Bainton, born in London, taught piano and composition at the Newcastle Conservatoire from 1901, and later became principal when the institution moved to 72 Jesmond Road. He was appointed conductor of the Newcastle Philharmonic Orchestra in 1910. From 1919, he gave five lectures at the Lit and Phil, the first being entitled 'My Four and a Half Years as a Prisoner of War' . Bainton had been arrested at the Wagner Festival in Bayreuth in August 1914, and interned at Ruhleben racecourse near Berlin. He was put in charge of music in the camp and, incredibly, managed to present a wide range of work, including performances of Verdi's requiem and Handel's Messiah (all male). A chamber orchestra was nicknamed 'Bainton's Magpies'. Over a hundred plays were staged in the camp and Bainton supplied music for some of these. While Bainton was in Germany, his wife Ethel had kept the Conservatoire going single-handed.
Of musicians associated with the Conservatoire, Alfred Wall was a fine violinist in the city for many years and Elsie Winstanley accompanied the likes of Kathleen Ferrier, Owen Brannigan (qq.v.) and Paul Robeson. She also played the major concertos with the Newcastle Philharmonic, and later had a hand in the formation of the Northern Sinfonia, Britain's first and still only permanent full-time chamber orchestra. Olive Chandler was the leader of the orchestra, and recalls Sir Henry Wood personally ensuring that every one of the instrumentalists was in tune. One of Bainton's pupils, incidentally, was Elinor Brent-Dyer, the South Shields author of the Chalet School books. She dedicated her book The School by the River to him.

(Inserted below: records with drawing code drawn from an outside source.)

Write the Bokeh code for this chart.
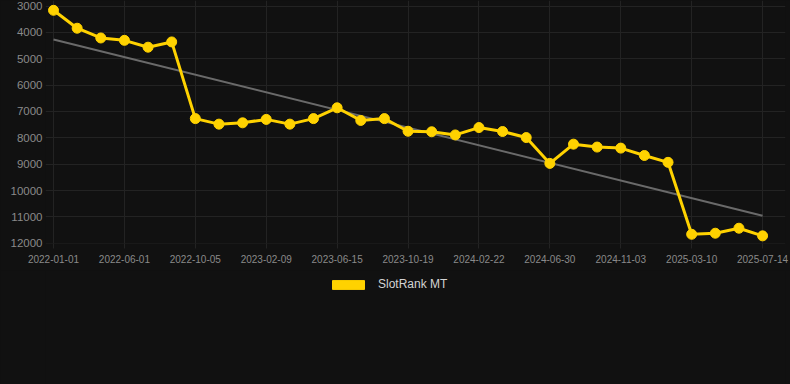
from bokeh.plotting import figure
from bokeh.layouts import column
from bokeh.models import Range1d, FixedTicker, Legend, LegendItem, ColumnDataSource
from bokeh.embed import file_html
from bokeh.resources import INLINE

# ---- data ----
tick_labels = ["2022-01-01", "2022-06-01", "2022-10-05", "2023-02-09", "2023-06-15",
               "2023-10-19", "2024-02-22", "2024-06-30", "2024-11-03", "2025-03-10",
               "2025-07-14"]
label_step = 3
ranks = [3160, 3840, 4210, 4300, 4560, 4360, 7270, 7480, 7430, 7300, 7480, 7270,
         6860, 7340, 7270, 7750, 7770, 7890, 7610, 7760, 7990, 8970, 8240, 8350,
         8390, 8670, 8930, 11660, 11620, 11430, 11720]
trend_ends = [4265, 10958]
y_ticks = [3000, 4000, 5000, 6000, 7000, 8000, 9000, 10000, 11000, 12000]
series_name = "SlotRank MT"

BG = "#111111"
GRID = "#232323"
YELLOW = "#FFD200"
FONT = "Liberation Sans"

xs = list(range(len(ranks)))
src = ColumnDataSource(dict(x=xs, y=ranks))

p = figure(width=790, height=270, output_backend="svg", toolbar_location=None,
           x_range=Range1d(-0.339, 30.97), y_range=Range1d(12010, 2788),
           min_border_left=45, min_border_right=5, min_border_top=0,
           min_border_bottom=27)
p.background_fill_color = BG
p.border_fill_color = BG
p.outline_line_color = None

# trend line
p.line(x=[xs[0], xs[-1]], y=trend_ends, line_color="#6a6a6a", line_width=2)
# series
p.line("x", "y", source=src, line_color=YELLOW, line_width=3)
p.scatter("x", "y", source=src, size=10, fill_color=YELLOW, line_color=YELLOW)

# axes
tick_pos = [i * label_step for i in range(len(tick_labels))]
p.xaxis.ticker = FixedTicker(ticks=tick_pos)
p.xaxis.major_label_overrides = {t: l for t, l in zip(tick_pos, tick_labels)}
p.yaxis.ticker = FixedTicker(ticks=y_ticks)
for ax in (p.xaxis, p.yaxis):
    ax.axis_line_color = None
    ax.minor_tick_line_color = None
    ax.major_label_text_font = FONT
    ax.major_label_text_color = "#8a8a8a"
p.xaxis.major_tick_line_color = GRID
p.xaxis.major_tick_in = 0
p.xaxis.major_tick_out = 5
p.xaxis.major_label_standoff = 6
p.xaxis.major_label_text_font_size = "10px"
p.yaxis.major_tick_line_color = None
p.yaxis.major_tick_in = 0
p.yaxis.major_tick_out = 0
p.yaxis.major_label_standoff = 3
p.yaxis.major_label_text_font_size = "11.5px"

p.xgrid.grid_line_color = GRID
p.ygrid.grid_line_color = GRID
p.xgrid.ticker = FixedTicker(ticks=tick_pos)
p.ygrid.ticker = FixedTicker(ticks=y_ticks)

# legend figure below the chart
p2 = figure(width=790, height=114, output_backend="svg", toolbar_location=None,
            x_range=Range1d(0, 1), y_range=Range1d(0, 1),
            x_axis_type=None, y_axis_type=None,
            min_border_left=0, min_border_right=0, min_border_top=0, min_border_bottom=0)
p2.background_fill_color = BG
p2.border_fill_color = BG
p2.outline_line_color = None
p2.xgrid.visible = False
p2.ygrid.visible = False
# legend proxy: one entry lying outside the visible range, used only for the swatch
sw = p2.quad(left=[-3], right=[-2], top=[-2], bottom=[-3],
             fill_color=YELLOW, line_color=YELLOW)
legend = Legend(items=[LegendItem(label=series_name, renderers=[sw])],
                location=(283, 93), orientation="horizontal",
                glyph_width=40, glyph_height=11, label_text_font=FONT,
                label_text_font_size="12px", label_text_color="#d4d4d4",
                background_fill_alpha=0, border_line_color=None,
                margin=0, padding=4, spacing=0, label_standoff=10)
p2.add_layout(legend)

layout = column(p, p2, spacing=0)

html = file_html(layout, INLINE)
html = html.replace("<head>", "<head><style>html,body{background:#111111;}</style>", 1)
open("out.html", "w").write(html)
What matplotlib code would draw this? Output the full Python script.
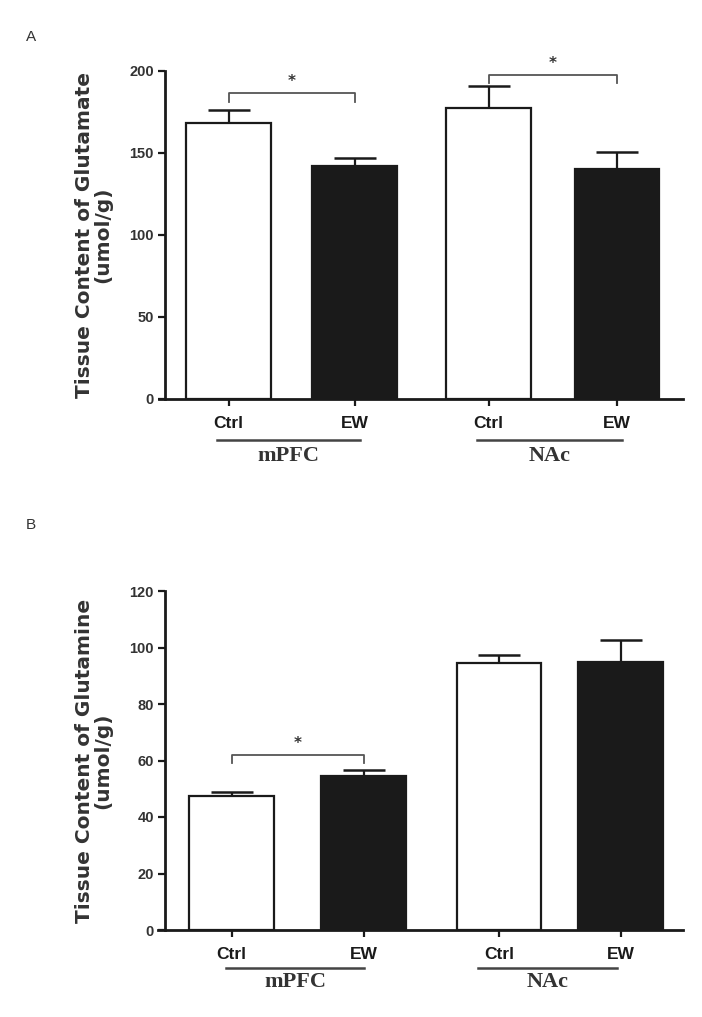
import matplotlib.pyplot as plt

GROUPS = ["mPFC", "NAc"]
CONDITIONS = ["Ctrl", "EW"]

# panel A: glutamate
glutamate_means = [168.5, 142, 177.5, 140]
glutamate_sem = [7.7, 5, 13.3, 10.4]

# panel B: glutamine
glutamine_means = [47.5, 54.5, 94.6, 95]
glutamine_sem = [1.4, 2.1, 2.7, 7.6]

POS_A = [0, 1, 2.064, 3.083]
POS_B = [0, 1, 2.027, 2.947]

SANS = "Liberation Sans"
SERIF = "Liberation Serif"
INK = "#1a1a1a"
TXT = "#333333"


def panel(fig, rect, pos, means, sem, ymax, ystep, ylabel, brackets, xlim,
          width, line_off, line_y, label_y):
    ax = fig.add_axes(rect)
    colors = ["white", INK, "white", INK]
    ax.bar(pos, means, width=width, color=colors, edgecolor=INK, linewidth=1.6, zorder=2)
    ax.errorbar(pos, means, yerr=[[0] * len(sem), sem], fmt="none", ecolor=INK,
                elinewidth=1.6, capsize=15, capthick=1.8, zorder=1)

    ax.set_xlim(*xlim)
    ax.set_ylim(0, ymax)
    ax.set_yticks(range(0, ymax + 1, ystep))
    ax.set_xticks(pos)
    ax.set_xticklabels(CONDITIONS * 2, fontfamily=SANS, fontweight="bold", fontsize=12.5, color=TXT)
    ax.tick_params(axis="y", labelsize=10.5, width=1.6, length=5, colors=INK, labelcolor=TXT, pad=3)
    ax.tick_params(axis="x", width=1.6, length=5, colors=INK, pad=7)
    for lab in ax.get_yticklabels():
        lab.set_fontfamily(SANS)
        lab.set_fontweight("bold")
    for side in ("top", "right"):
        ax.spines[side].set_visible(False)
    for side in ("left", "bottom"):
        ax.spines[side].set_linewidth(2)
        ax.spines[side].set_color(INK)
    ax.spines["bottom"].set_bounds(xlim[0] - 0.05, xlim[1])

    # y label, two lines, bold and wide
    bbox = ax.get_position()
    fig.text(94 / 702, (bbox.y0 + bbox.y1) / 2, ylabel, rotation=90, ha="center", va="center",
             fontfamily="DejaVu Sans", fontweight="bold", fontsize=14.5, color=TXT,
             linespacing=0.95, multialignment="center")

    # significance brackets
    for i, j, y in brackets:
        tick = ymax * 0.025
        ax.plot([pos[i], pos[i], pos[j], pos[j]], [y - tick, y, y, y - tick],
                color="#555555", lw=1.3, clip_on=False)
        ax.text((pos[i] + pos[j]) / 2, y + ymax * 0.012, "*", ha="center", va="bottom",
                fontsize=11, fontweight="bold", color=TXT)

    # group underlines and labels
    trans = ax.get_xaxis_transform()
    for g, name in enumerate(GROUPS):
        x0 = pos[2 * g] + line_off[g][0]
        x1 = pos[2 * g + 1] + line_off[g][1]
        ax.plot([x0, x1], [line_y, line_y], transform=trans, color="#444444", lw=1.8, clip_on=False)
        ax.text((x0 + x1) / 2, label_y, name, transform=trans, ha="center", va="center",
                fontfamily=SERIF, fontweight="bold", fontsize=16, color=TXT)
    return ax


fig = plt.figure(figsize=(7.02, 10.17), dpi=100)

# A: y-axis 0 at 399 px, 200 at 71 px
panel(fig, [165 / 702, 1 - 399 / 1017, 518 / 702, 328 / 1017], POS_A,
      glutamate_means, glutamate_sem, 200, 50,
      "Tissue Content of Glutamate\n(umol/g)", [(0, 1, 186.4), (2, 3, 197.5)],
      (-0.504, 3.607), 0.67, [(-0.09, 0.04), (-0.09, 0.04)], -0.125, -0.174)

# B: y-axis 0 at 930 px, 120 at 591 px
panel(fig, [165 / 702, 1 - 930 / 1017, 518 / 702, 339 / 1017], POS_B,
      glutamine_means, glutamine_sem, 120, 20,
      "Tissue Content of Glutamine\n(umol/g)", [(0, 1, 62)],
      (-0.504, 3.42), 0.64, [(-0.04, 0.0), (-0.16, -0.03)], -0.112, -0.153)

fig.text(31 / 702, 1 - 37 / 1017, "A", ha="center", va="center", fontfamily=SANS,
         fontsize=11, color=TXT)
fig.text(31 / 702, 1 - 525 / 1017, "B", ha="center", va="center", fontfamily=SANS,
         fontsize=11, color=TXT)

fig.savefig("out.png", dpi=100, facecolor="white")
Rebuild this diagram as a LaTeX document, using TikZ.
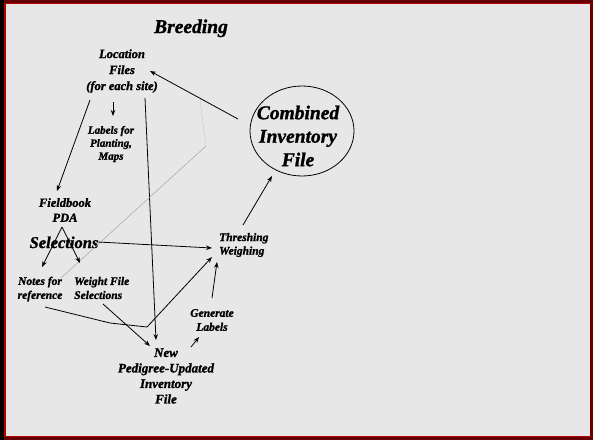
\documentclass[tikz,border=0pt]{standalone}
\usepackage{fontspec}
\setmainfont{Liberation Serif}[BoldItalicFeatures={FakeBold=1.3}]
\usetikzlibrary{arrows.meta,shapes.geometric}
\definecolor{bgray}{RGB}{231,231,231}
\definecolor{framered}{RGB}{100,0,0}
\definecolor{brightred}{RGB}{185,0,0}
\begin{document}
\begin{tikzpicture}[x=1pt,y=-1pt,
  lbl/.style 2 args={font=\bfseries\itshape\fontsize{#1}{#2}\selectfont, inner sep=0pt, align=center},
  arr/.style={draw=black, line width=0.8pt, -{Stealth[length=6pt,width=4.5pt]}},
  faint/.style={draw=gray!70, line width=0.5pt}
]
\useasboundingbox (0,0) rectangle (593,440);
\fill[bgray] (0,0) rectangle (593,440);
% frame
\fill[framered] (0,0) rectangle (593,3);
\fill[framered] (590,0) rectangle (593,440);
\fill[framered] (0,437) rectangle (593,440);
\fill[black] (0,0) rectangle (4,440);
\fill[brightred] (4,3) rectangle (5.5,437);
\fill[brightred] (4,3) rectangle (590,4);
\fill[brightred] (4,436.2) rectangle (590,437);

% nodes
\node[lbl={19.5}{23}, anchor=base] (breeding) at (191,33) {Breeding};
\node[lbl={12.5}{16}] (loc) at (122,71) {Location\\Files\\(for each site)};
\node[lbl={11}{13}] (lab) at (111,144) {Labels for\\Planting,\\Maps};
\node[lbl={12.5}{15}] (field) at (65,210) {Fieldbook\\PDA};
\node[lbl={16.5}{19}, anchor=base] (sel) at (64,248) {Selections};
\node[lbl={11.5}{14}] (notes) at (40,289) {Notes for\\reference};
\node[lbl={11.5}{14}, align=left, anchor=west] (weight) at (74,288) {Weight File\\Selections};
\node[lbl={11.5}{13.5}, align=left, anchor=west] (thresh) at (219,245) {Threshing\\Weighing};
\node[lbl={11.5}{14}] (gen) at (212,320) {Generate\\Labels};
\node[lbl={13}{15.5}] (new) at (166,376) {New\\Pedigree-Updated\\Inventory\\File};
\node[ellipse, draw, line width=0.8pt, minimum width=104pt, minimum height=90pt, inner sep=0pt] (comb) at (302,131) {};
\node[lbl={19.5}{23.5}] (combtxt) at (298,136) {Combined\\Inventory\\File};
\coordinate (kink) at (206,146);
\coordinate (dotstart) at (200,100);

% connectors
\draw[arr] ([shift={(-64,-12)}]comb.center) -- ([shift={(28,0)}]loc.center);
\draw[arr] ([shift={(-32,29)}]loc.center) -- ([shift={(-8,-19)}]field.center);
\draw[arr] ([shift={(23,27)}]loc.center) -- ([shift={(-10,-36)}]new.center);
\draw[arr] ([shift={(-9,31)}]loc.center) -- ([shift={(2,-28)}]lab.center);
\draw[faint, densely dotted] (dotstart) -- (kink);
\draw[faint] (kink) -- ([shift={(21,-11)}]notes.center);
\draw[arr] ([shift={(-3,17)}]field.center) -- ([shift={(2,-22)}]notes.center);
\draw[arr] ([shift={(-3,17)}]field.center) -- ([shift={(6,-25)}]weight.west);
\draw[arr] ([shift={(34,-6)}]sel.base) -- ([shift={(-7,3)}]thresh.west);
\draw[arr] ([shift={(5,18)}]notes.center) -- (110,323) -- (147,327) -- ([shift={(-7,12)}]thresh.west);
\draw[arr] ([shift={(29,16)}]weight.west) -- ([shift={(-16,-30)}]new.center);
\draw[arr] ([shift={(25,-29)}]new.center) -- ([shift={(-13,17)}]gen.center);
\draw[arr] ([shift={(0,-22)}]gen.center) -- ([shift={(-2,17)}]thresh.west);
\draw[arr] ([shift={(24,-20)}]thresh.west) -- ([shift={(-30,45)}]comb.center);
\end{tikzpicture}
\end{document}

Edgar Bainton was also a prolific composer and his anthem 'And I Saw a New Heaven' was performed movingly in Liverpool's Anglican cathedral during the Hillsborough memorial service in 1989. Among his many other works, was a viola sonata; Lionel Tertis (q.v.) came to Jesmond to try it over. Bainton eventually left Newcastle in 1933 to pursue a distinguished career in Australia.